* Start RECORDED INFORMATION *
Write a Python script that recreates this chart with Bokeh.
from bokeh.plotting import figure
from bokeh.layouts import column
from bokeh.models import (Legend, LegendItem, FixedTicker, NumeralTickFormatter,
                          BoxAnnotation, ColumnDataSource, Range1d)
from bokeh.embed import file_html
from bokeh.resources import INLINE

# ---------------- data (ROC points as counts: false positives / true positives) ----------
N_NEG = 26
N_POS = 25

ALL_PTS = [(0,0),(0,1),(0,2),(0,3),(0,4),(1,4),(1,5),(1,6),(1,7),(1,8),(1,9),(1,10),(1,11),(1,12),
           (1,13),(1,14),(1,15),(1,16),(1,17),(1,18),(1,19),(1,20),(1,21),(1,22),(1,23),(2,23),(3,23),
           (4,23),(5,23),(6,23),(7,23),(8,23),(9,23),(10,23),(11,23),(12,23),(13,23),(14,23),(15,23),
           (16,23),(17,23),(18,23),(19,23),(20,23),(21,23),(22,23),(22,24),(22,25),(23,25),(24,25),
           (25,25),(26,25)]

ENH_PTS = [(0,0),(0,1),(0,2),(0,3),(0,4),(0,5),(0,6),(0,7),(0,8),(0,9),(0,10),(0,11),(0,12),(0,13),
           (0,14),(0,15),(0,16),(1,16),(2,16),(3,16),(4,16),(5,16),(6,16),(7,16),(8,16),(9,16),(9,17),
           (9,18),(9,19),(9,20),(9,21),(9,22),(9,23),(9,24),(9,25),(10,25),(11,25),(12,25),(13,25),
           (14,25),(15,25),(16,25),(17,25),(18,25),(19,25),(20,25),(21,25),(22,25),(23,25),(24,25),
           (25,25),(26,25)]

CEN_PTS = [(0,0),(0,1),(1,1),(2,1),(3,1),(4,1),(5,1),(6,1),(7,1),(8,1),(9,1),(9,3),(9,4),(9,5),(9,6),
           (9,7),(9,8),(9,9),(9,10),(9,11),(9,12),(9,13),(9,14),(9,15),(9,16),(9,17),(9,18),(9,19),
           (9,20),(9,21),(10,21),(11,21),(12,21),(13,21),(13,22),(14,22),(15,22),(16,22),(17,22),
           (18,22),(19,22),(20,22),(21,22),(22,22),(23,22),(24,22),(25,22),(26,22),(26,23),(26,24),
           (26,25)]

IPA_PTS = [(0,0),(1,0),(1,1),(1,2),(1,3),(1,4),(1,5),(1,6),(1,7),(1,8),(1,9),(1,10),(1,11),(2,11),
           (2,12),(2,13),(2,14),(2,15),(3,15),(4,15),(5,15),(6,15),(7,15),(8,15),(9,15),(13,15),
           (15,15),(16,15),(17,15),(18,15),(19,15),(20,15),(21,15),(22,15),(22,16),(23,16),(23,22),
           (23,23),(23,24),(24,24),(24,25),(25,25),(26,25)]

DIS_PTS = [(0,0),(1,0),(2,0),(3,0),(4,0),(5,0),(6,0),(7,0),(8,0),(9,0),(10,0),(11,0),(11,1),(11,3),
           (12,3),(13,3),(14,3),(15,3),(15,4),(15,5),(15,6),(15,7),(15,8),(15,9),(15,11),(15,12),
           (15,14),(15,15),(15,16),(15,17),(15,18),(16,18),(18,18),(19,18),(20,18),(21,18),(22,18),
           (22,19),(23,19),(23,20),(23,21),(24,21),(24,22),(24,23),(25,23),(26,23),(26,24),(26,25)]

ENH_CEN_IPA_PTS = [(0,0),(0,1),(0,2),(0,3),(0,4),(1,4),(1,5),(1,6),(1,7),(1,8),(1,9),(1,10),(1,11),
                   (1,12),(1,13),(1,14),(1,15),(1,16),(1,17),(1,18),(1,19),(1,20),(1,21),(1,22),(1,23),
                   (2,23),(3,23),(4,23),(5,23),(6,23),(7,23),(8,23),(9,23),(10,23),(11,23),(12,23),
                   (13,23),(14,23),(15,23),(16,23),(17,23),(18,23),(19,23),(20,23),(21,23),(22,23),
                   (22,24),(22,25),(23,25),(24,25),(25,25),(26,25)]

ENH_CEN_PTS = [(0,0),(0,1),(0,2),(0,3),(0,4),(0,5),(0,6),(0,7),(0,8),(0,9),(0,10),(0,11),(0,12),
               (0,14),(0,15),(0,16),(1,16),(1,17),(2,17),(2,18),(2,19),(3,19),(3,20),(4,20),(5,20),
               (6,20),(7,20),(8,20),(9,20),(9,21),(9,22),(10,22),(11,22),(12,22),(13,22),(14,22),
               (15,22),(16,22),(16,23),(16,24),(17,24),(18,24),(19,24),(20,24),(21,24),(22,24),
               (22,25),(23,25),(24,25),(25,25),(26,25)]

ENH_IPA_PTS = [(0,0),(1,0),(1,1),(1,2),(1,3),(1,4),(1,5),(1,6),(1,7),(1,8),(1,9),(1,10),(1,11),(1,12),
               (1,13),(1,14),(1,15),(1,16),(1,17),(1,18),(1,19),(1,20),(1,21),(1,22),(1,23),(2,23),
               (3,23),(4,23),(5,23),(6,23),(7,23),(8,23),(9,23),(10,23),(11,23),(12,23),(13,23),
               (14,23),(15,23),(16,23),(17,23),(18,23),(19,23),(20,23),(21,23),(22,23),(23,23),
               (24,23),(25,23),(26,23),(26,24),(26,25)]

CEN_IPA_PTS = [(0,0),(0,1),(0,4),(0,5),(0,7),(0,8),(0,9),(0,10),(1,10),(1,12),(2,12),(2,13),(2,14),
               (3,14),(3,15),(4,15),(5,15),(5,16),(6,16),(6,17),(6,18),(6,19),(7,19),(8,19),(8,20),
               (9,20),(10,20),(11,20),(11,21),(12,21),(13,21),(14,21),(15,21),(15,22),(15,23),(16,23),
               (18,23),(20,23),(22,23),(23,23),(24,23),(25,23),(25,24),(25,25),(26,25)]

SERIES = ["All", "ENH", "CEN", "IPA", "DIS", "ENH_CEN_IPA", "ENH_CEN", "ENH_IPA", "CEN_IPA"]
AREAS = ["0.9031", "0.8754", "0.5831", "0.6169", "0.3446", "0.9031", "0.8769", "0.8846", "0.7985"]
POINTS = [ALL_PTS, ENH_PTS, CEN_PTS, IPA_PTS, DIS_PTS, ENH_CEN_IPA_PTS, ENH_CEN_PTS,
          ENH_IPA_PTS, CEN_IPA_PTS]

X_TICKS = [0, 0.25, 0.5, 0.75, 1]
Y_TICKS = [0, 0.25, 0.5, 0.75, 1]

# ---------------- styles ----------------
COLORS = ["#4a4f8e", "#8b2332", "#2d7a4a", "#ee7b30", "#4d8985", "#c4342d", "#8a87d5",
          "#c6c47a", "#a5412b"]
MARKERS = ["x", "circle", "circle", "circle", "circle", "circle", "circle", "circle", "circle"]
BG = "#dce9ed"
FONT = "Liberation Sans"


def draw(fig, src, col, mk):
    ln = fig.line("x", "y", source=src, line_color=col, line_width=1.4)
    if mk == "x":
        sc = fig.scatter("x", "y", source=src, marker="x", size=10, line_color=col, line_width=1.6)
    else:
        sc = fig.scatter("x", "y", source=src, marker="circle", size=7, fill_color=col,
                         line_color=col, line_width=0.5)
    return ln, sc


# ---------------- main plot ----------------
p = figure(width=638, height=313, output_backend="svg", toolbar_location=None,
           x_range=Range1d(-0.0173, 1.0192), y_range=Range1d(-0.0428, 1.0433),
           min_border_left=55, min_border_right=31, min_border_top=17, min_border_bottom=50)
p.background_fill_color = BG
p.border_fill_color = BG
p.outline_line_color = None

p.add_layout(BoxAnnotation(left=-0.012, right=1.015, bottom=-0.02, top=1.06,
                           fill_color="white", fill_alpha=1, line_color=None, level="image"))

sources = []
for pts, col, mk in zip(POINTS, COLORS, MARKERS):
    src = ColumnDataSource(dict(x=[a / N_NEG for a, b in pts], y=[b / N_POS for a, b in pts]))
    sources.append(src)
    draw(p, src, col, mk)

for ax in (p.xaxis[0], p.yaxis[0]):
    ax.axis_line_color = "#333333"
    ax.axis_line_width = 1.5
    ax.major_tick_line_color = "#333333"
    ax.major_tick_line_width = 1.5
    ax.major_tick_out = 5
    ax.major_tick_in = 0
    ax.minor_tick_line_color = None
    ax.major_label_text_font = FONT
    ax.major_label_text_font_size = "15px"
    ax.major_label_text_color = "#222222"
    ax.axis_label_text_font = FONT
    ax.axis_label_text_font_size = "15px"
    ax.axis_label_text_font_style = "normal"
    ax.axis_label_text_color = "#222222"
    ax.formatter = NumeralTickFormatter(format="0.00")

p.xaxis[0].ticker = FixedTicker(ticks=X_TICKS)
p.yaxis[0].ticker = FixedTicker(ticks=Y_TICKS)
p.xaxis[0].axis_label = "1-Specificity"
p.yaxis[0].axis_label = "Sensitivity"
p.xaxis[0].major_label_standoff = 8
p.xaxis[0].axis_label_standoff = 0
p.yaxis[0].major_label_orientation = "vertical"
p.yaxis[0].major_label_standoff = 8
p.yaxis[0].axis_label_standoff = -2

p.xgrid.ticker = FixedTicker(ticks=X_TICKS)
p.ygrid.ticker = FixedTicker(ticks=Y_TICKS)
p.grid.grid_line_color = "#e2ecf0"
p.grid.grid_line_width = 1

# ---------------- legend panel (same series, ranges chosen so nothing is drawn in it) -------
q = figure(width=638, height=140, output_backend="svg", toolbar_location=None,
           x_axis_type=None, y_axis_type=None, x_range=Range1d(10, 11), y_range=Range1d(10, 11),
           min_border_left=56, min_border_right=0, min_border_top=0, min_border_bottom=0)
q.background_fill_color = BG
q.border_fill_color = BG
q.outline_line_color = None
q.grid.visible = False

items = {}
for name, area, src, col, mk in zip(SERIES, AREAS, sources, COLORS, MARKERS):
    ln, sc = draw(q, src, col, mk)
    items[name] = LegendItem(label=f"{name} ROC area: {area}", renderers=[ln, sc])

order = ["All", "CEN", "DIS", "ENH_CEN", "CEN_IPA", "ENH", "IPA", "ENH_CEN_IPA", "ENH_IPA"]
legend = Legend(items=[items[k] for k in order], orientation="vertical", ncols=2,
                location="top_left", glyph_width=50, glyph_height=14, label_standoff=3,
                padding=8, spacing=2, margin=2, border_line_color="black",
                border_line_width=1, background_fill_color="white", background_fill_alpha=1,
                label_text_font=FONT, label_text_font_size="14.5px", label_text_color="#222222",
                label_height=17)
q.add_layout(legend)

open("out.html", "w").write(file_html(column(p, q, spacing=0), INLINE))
* End RECORDED INFORMATION *
#### SET TASK:
Return exactly the leading lines of the listing, stopping after the line in which "from bokeh.resources import INLINE" occurs.

#### EXPECTED ANSWER:
Write a Python script that recreates this chart with Bokeh.
from bokeh.plotting import figure
from bokeh.layouts import column
from bokeh.models import (Legend, LegendItem, FixedTicker, NumeralTickFormatter,
                          BoxAnnotation, ColumnDataSource, Range1d)
from bokeh.embed import file_html
from bokeh.resources import INLINE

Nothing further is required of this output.